Driven by climate change, average temperatures have risen more than 1°C since 1960. Associated changes in rainfall patterns and climate extremes exacerbate existing issues such as drought and bushfires. 2019 was Australia’s warmest recorded year, and the 2019–2020 bushfire season was the country’s worst on record. Australia’s greenhouse gas emissions
per capita are among the highest in the world.
As more people wake up to the fact that man made climate change can only be reduced and possibly eliminated through the adoption of renewable sources of energy, now more than ever is the time to embrace sustainable energy sources.

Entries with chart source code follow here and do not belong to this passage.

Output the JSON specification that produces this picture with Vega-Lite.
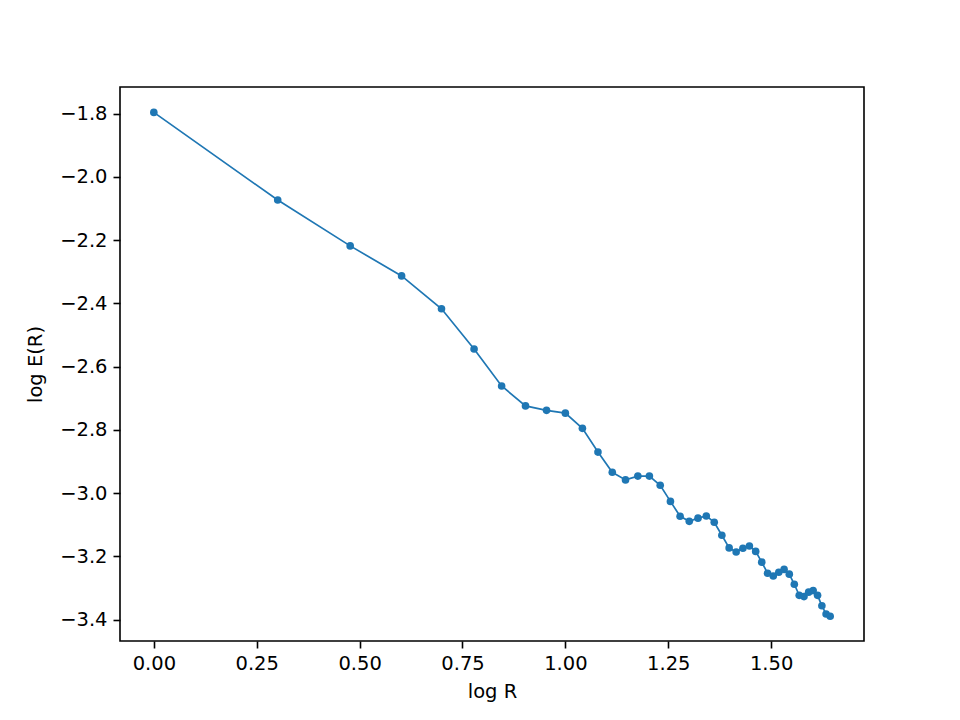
{
  "$schema": "https://vega.github.io/schema/vega-lite/v6.json",
  "width": 744,
  "height": 554,
  "autosize": {"type": "none"},
  "padding": {"left": 120, "top": 87, "right": 96, "bottom": 79},
  "background": "white",
  "config": {
    "view": {"stroke": "black", "strokeWidth": 1.6},
    "axis": {
      "grid": false,
      "domain": false,
      "tickColor": "black",
      "tickWidth": 1.6,
      "tickSize": 7,
      "labelPadding": 6,
      "labelFont": "DejaVu Sans",
      "labelFontSize": 19.5,
      "labelColor": "black",
      "titleFont": "DejaVu Sans",
      "titleFontSize": 19.5,
      "titleFontWeight": "normal",
      "titleColor": "black"
    }
  },
  "data": {
    "values": [
      {"logR": 0.0, "logE": -1.796},
      {"logR": 0.30103, "logE": -2.073},
      {"logR": 0.47712, "logE": -2.218},
      {"logR": 0.60206, "logE": -2.313},
      {"logR": 0.69897, "logE": -2.417},
      {"logR": 0.77815, "logE": -2.544},
      {"logR": 0.84510, "logE": -2.661},
      {"logR": 0.90309, "logE": -2.724},
      {"logR": 0.95424, "logE": -2.738},
      {"logR": 1.0, "logE": -2.747},
      {"logR": 1.04139, "logE": -2.795},
      {"logR": 1.07918, "logE": -2.870},
      {"logR": 1.11394, "logE": -2.934},
      {"logR": 1.14613, "logE": -2.958},
      {"logR": 1.17609, "logE": -2.946},
      {"logR": 1.20412, "logE": -2.946},
      {"logR": 1.23045, "logE": -2.975},
      {"logR": 1.25527, "logE": -3.026},
      {"logR": 1.27875, "logE": -3.073},
      {"logR": 1.30103, "logE": -3.089},
      {"logR": 1.32222, "logE": -3.079},
      {"logR": 1.34242, "logE": -3.072},
      {"logR": 1.36173, "logE": -3.092},
      {"logR": 1.38021, "logE": -3.133},
      {"logR": 1.39794, "logE": -3.173},
      {"logR": 1.41497, "logE": -3.186},
      {"logR": 1.43136, "logE": -3.174},
      {"logR": 1.44716, "logE": -3.167},
      {"logR": 1.46240, "logE": -3.184},
      {"logR": 1.47712, "logE": -3.218},
      {"logR": 1.49136, "logE": -3.253},
      {"logR": 1.50515, "logE": -3.262},
      {"logR": 1.51851, "logE": -3.250},
      {"logR": 1.53148, "logE": -3.241},
      {"logR": 1.54407, "logE": -3.256},
      {"logR": 1.55630, "logE": -3.288},
      {"logR": 1.56820, "logE": -3.323},
      {"logR": 1.57978, "logE": -3.327},
      {"logR": 1.59106, "logE": -3.313},
      {"logR": 1.60206, "logE": -3.308},
      {"logR": 1.61278, "logE": -3.323},
      {"logR": 1.62325, "logE": -3.356},
      {"logR": 1.63347, "logE": -3.382},
      {"logR": 1.64345, "logE": -3.389}
    ]
  },
  "encoding": {
    "x": {
      "field": "logR",
      "type": "quantitative",
      "title": "log R",
      "scale": {"domain": [-0.0822, 1.7256], "nice": false, "zero": false},
      "axis": {"values": [0, 0.25, 0.5, 0.75, 1.0, 1.25, 1.5], "format": ".2f", "titlePadding": 10}
    },
    "y": {
      "field": "logE",
      "type": "quantitative",
      "title": "log E(R)",
      "scale": {"domain": [-3.4674, -1.7156], "nice": false, "zero": false},
      "axis": {
        "values": [-3.4, -3.2, -3.0, -2.8, -2.6, -2.4, -2.2, -2.0, -1.8],
        "format": ".1f",
        "labelExpr": "replace(datum.label, '-', '−')",
        "titlePadding": 14
      }
    }
  },
  "layer": [
    {"mark": {"type": "line", "color": "#1f77b4", "strokeWidth": 1.7}},
    {"mark": {"type": "point", "filled": true, "opacity": 1, "color": "#1f77b4", "size": 58}}
  ]
}
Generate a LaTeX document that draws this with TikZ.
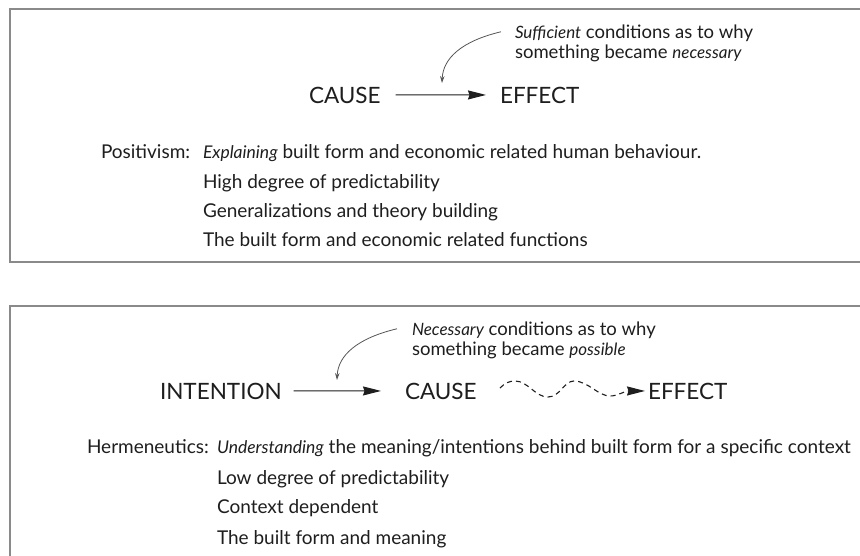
\documentclass[tikz,border=0pt]{standalone}
\usepackage{fontspec}
\setmainfont{Lato}
\usetikzlibrary{arrows.meta,calc}
\definecolor{ink}{HTML}{1E1E1E}
\definecolor{frame}{HTML}{8A8A8A}
\newcommand{\emtxt}[1]{{\fontsize{17}{20}\selectfont\itshape #1}}
\newcommand{\embody}[1]{{\fontsize{17.5}{20}\selectfont\itshape #1}}
\begin{document}
\begin{tikzpicture}[x=1pt,y=-1pt,
  every node/.style={inner sep=0pt,outer sep=0pt,text=ink},
  title/.style={font=\fontsize{22.5}{27}\selectfont,anchor=base west},
  body/.style={font=\fontsize{19}{22}\selectfont,anchor=base west},
  note/.style={font=\fontsize{18.5}{22}\selectfont,anchor=base west},
  boxline/.style={draw=frame,line width=1.6pt},
  mainarrow/.style={draw=ink,line width=1.1pt,-{Stealth[length=18pt,width=9pt,inset=1.5pt]}},
  notearrow/.style={draw=ink!75,line width=0.8pt,-{Stealth[length=7pt,width=4.5pt]}},
  wavearrow/.style={draw=ink,line width=1.1pt,dash pattern=on 5pt off 4pt,-{Stealth[length=18pt,width=9pt,inset=1.5pt]}}
]
\useasboundingbox (0,0) rectangle (860,555);
\fill[white] (0,0) rectangle (860,555);
% frames
\draw[boxline] (862,9) -- (10,9) -- (10,262) -- (862,262);
\draw[boxline] (862,306) -- (10,306) -- (10,557);

% ---------- top panel
\node[title] (cause1) at (309,103) {CAUSE};
\node[title] (effect1) at (500,103) {EFFECT};
\draw[mainarrow] ([xshift=15pt]cause1.east) -- ([xshift=-14pt]effect1.west);
\node[note] (suff1) at (515,38) {\emtxt{Sufficient} conditions as to why};
\node[note] (suff2) at (515,58) {something became \emtxt{necessary}};
\coordinate (tip1) at (442,83);
\draw[notearrow] ([xshift=-14pt,yshift=1pt]suff1.west) .. controls (462,41) and (443,58) .. (tip1);

\node[body] (pos) at (101,158) {Positivism:};
\node[body] (p1) at (203,158) {\embody{Explaining} built form and economic related human behaviour.};
\node[body] (p2) at (203,188) {High degree of predictability};
\node[body] (p3) at (203,217) {Generalizations and theory building};
\node[body] (p4) at (203,246) {The built form and economic related functions};

% ---------- bottom panel
\node[title] (intention) at (160,399) {INTENTION};
\node[title] (cause2) at (405,399) {CAUSE};
\node[title] (effect2) at (648,399) {EFFECT};
\draw[mainarrow] ([xshift=12pt]intention.east) -- ([xshift=-24pt]cause2.west);
\coordinate (ws) at (500,388);
\draw[wavearrow] (ws) .. controls (505,383) and (509,381) .. (515,381)
   .. controls (528,381) and (535,397) .. (548,397)
   .. controls (560,397) and (564,381) .. (574,381)
   .. controls (588,381) and (598,396) .. (610,396)
   .. controls (618,396) and (624,391) .. ([xshift=-3pt]effect2.west);
\node[note] (nec1) at (412,335) {\emtxt{Necessary} conditions as to why};
\node[note] (nec2) at (412,355) {something became \emtxt{possible}};
\coordinate (tip2) at (337,380);
\draw[notearrow] ([xshift=-15pt,yshift=1pt]nec1.west) .. controls (358,338) and (338,355) .. (tip2);

\node[body] (her) at (87,453) {Hermeneutics:};
\node[body] (h1) at (217,453) {\embody{Understanding} the meaning/intentions behind built form for a specific context};
\node[body] (h2) at (217,484) {Low degree of predictability};
\node[body] (h3) at (217,513) {Context dependent};
\node[body] (h4) at (217,544) {The built form and meaning};
\end{tikzpicture}
\end{document}
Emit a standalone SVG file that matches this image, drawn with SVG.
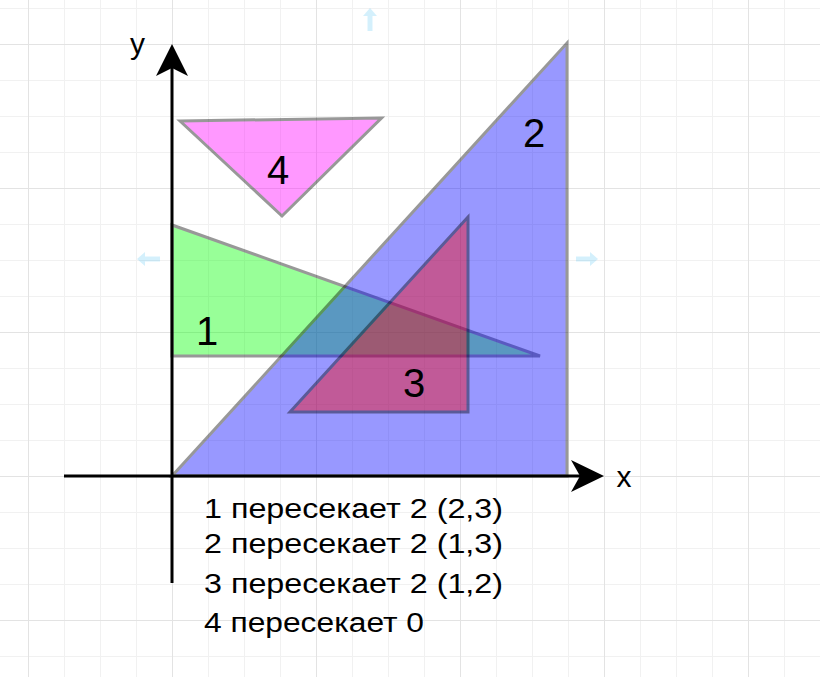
<svg xmlns="http://www.w3.org/2000/svg" width="820" height="677" viewBox="0 0 820 677">
<style>
.tri{stroke:#000;stroke-width:3;opacity:0.4}
.lbl{font-family:"Liberation Sans",Arial,sans-serif;font-size:40px;fill:#000;text-anchor:middle}
.ax{font-family:"Liberation Sans",Arial,sans-serif;font-size:30px;fill:#000;text-anchor:middle}
.note{font-family:"Liberation Sans",Arial,sans-serif;font-size:27px;fill:#000}
.axis{stroke:#000;stroke-width:3;fill:none}
.head{fill:#000;stroke:none}
.hover{fill:#29b6f2;opacity:0.2}
</style>
<defs>
<pattern id="grid" patternUnits="userSpaceOnUse" x="28" y="44" width="144" height="144">
<path d="M36.5 0V144M72.5 0V144M108.5 0V144M0 36.5H144M0 72.5H144M0 108.5H144" stroke="#f1f1f1" stroke-width="1" fill="none"/>
<path d="M0.5 0V144M0 0.5H144" stroke="#e3e3e3" stroke-width="1" fill="none"/>
</pattern>
</defs>
<rect width="820" height="677" fill="#fff"/>
<rect width="820" height="677" fill="url(#grid)"/>
<g id="hover-handles">
<path class="hover" d="M370 8 L377 16 L372.5 16 L372.5 31 L367.5 31 L367.5 16 L363 16 Z"/>
<path class="hover" d="M137 259 L145 252 L145 256.5 L160 256.5 L160 261.5 L145 261.5 L145 266 Z"/>
<path class="hover" d="M598 259 L590 252 L590 256.5 L576 256.5 L576 261.5 L590 261.5 L590 266 Z"/>
</g>
<g id="tri1">
<polygon class="tri" points="172,225 172,356 540,356" fill="#00ff00"/>
</g>
<g id="tri2">
<polygon class="tri" points="172,476 567,43 567,476" fill="#0000ff"/>
</g>
<g id="tri3">
<polygon class="tri" points="468,217 290,412 468,412" fill="#ff0000"/>
</g>
<g id="tri4">
<polygon class="tri" points="180,121 381.5,118 282,216" fill="#ff00ff"/>
</g>
<g id="labels">
<text class="lbl" x="207" y="345">1</text>
<text class="lbl" x="534" y="147">2</text>
<text class="lbl" x="414" y="397">3</text>
<text class="lbl" x="278" y="184">4</text>
</g>
<g id="connectors">
<line class="axis" x1="172" y1="583" x2="172" y2="66"/>
<path class="head" d="M172 44 L188 76 L172 68 L156 76 Z"/>
<line class="axis" x1="64" y1="476" x2="582" y2="476"/>
<path class="head" d="M604 476 L571 460 L580 476 L571 492 Z"/>
</g>
<g id="axis-labels">
<text class="ax" x="137.5" y="54">y</text>
<text class="ax" x="624" y="487">x</text>
</g>
<g id="legend">
<text class="note" x="204" y="518" textLength="299" lengthAdjust="spacingAndGlyphs">1 пересекает 2 (2,3)</text>
<text class="note" x="204" y="553" textLength="299" lengthAdjust="spacingAndGlyphs">2 пересекает 2 (1,3)</text>
<text class="note" x="204" y="593" textLength="299" lengthAdjust="spacingAndGlyphs">3 пересекает 2 (1,2)</text>
<text class="note" x="204" y="632" textLength="220" lengthAdjust="spacingAndGlyphs">4 пересекает 0</text>
</g>
</svg>
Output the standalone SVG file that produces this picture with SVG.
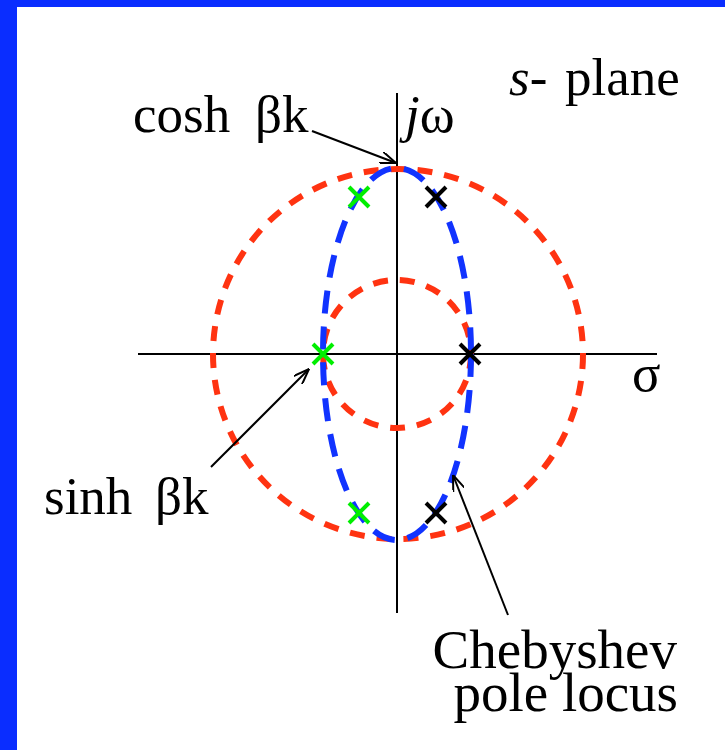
<svg xmlns="http://www.w3.org/2000/svg" width="725" height="750" viewBox="0 0 725 750">
<style>
.t{font-family:"Liberation Serif","Times New Roman",serif;font-size:53px;fill:#000}
.c{font-size:55px}
.i{font-style:italic}
.ax{stroke:#000;stroke-width:2;fill:none}
.red{fill:none;stroke:#ff3311;stroke-width:6;stroke-dasharray:15 12}
.blue{fill:none;stroke:#1133ff;stroke-width:6;stroke-dasharray:23 13}
.pg{stroke:#00ee00;stroke-width:4;fill:none}
.pb{stroke:#000;stroke-width:4;fill:none}
.ar{stroke:#000;stroke-width:2;fill:none;marker-end:url(#ah)}
</style>
<defs>
<marker id="ah" viewBox="0 0 16 12" refX="16" refY="6" markerWidth="16" markerHeight="12" markerUnits="userSpaceOnUse" orient="auto">
<path d="M0,0 L16,6 L0,12" fill="none" stroke="#000" stroke-width="2"/>
</marker>
<path id="x" d="M-10,-10 L10,10 M-10,10 L10,-10"/>
</defs>
<rect x="0" y="0" width="725" height="750" fill="#fff"/>
<rect x="0" y="0" width="725" height="7" fill="#0a2dff"/>
<rect x="0" y="0" width="17" height="750" fill="#0a2dff"/>
<g id="axes">
<line class="ax" x1="138" y1="354" x2="657" y2="354"/>
<line class="ax" x1="397" y1="93" x2="397" y2="613"/>
</g>
<g id="circles">
<circle id="outer-circle" class="red" cx="398" cy="354" r="185"/>
<circle id="inner-circle" class="red" cx="397" cy="354" r="74"/>
<ellipse id="pole-locus" class="blue" cx="397" cy="354" rx="74" ry="186"/>
</g>
<g id="poles">
<use href="#x" class="pg" x="359" y="197"/>
<use href="#x" class="pg" x="323" y="354"/>
<use href="#x" class="pg" x="359" y="513"/>
<use href="#x" class="pb" x="436" y="197"/>
<use href="#x" class="pb" x="470" y="354"/>
<use href="#x" class="pb" x="436" y="513"/>
</g>
<g id="connectors">
<line class="ar" x1="312" y1="131" x2="396" y2="163"/>
<line class="ar" x1="211" y1="467" x2="309" y2="369"/>
<line class="ar" x1="508" y1="615" x2="453" y2="475"/>
</g>
<g id="labels">
<text class="t" x="133" y="132">cosh<tspan x="255">βk</tspan></text>
<text class="t" x="405" y="132"><tspan class="i">j</tspan>ω</text>
<text class="t" x="509" y="95"><tspan class="i">s</tspan>-<tspan x="565">plane</tspan></text>
<text class="t" x="632" y="391">σ</text>
<text class="t" x="44" y="514">sinh<tspan x="155">βk</tspan></text>
<text class="t c" x="677" y="668" text-anchor="end">Chebyshev</text>
<text class="t c" x="678" y="711" text-anchor="end">pole locus</text>
</g>
</svg>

One way that the lighting design community is leading this change is through solar lighting design.
What is solar lighting design?
Solar lighting design is the planning of lighting systems around the use of self generated solar power as the primary source of electricity. In doing this
the lighting is no longer reliant on the existing utility grid, freeing it from the associated infrastructure and ongoing costs.
Solar lighting design is primarily concerned with installations that incorporate solar power generation, however both should ultimately be considered
when planning a sustainable and environmentally friendly build.
What steps are involved in a solar lighting design project?
Solar lighting design follows the same path as traditional lighting design in that the most suitable luminaire and ideal quantity are determined to meet the requirements of a project. However in addition to this, provision must be made for how the luminaires will generate sufficient electricity for them to operate at night.
There is no one size fits all answer to how many and what size of solar panels and batteries are required due to the variable nature of solar power generation. Each site will need to be individually surveyed to determined its annual solar exposure, as well as whether there are any local variables that may also impact the amount of sun light received. This could include natural (e.g. mountains and trees) or man-made (neighbouring buildings) objects that could interferer with the solar lighting design and restrict the amount of available sunlight.
Once that has been determined, selection of photovoltaic panels and batteries is made based on the amount of power the installation will require.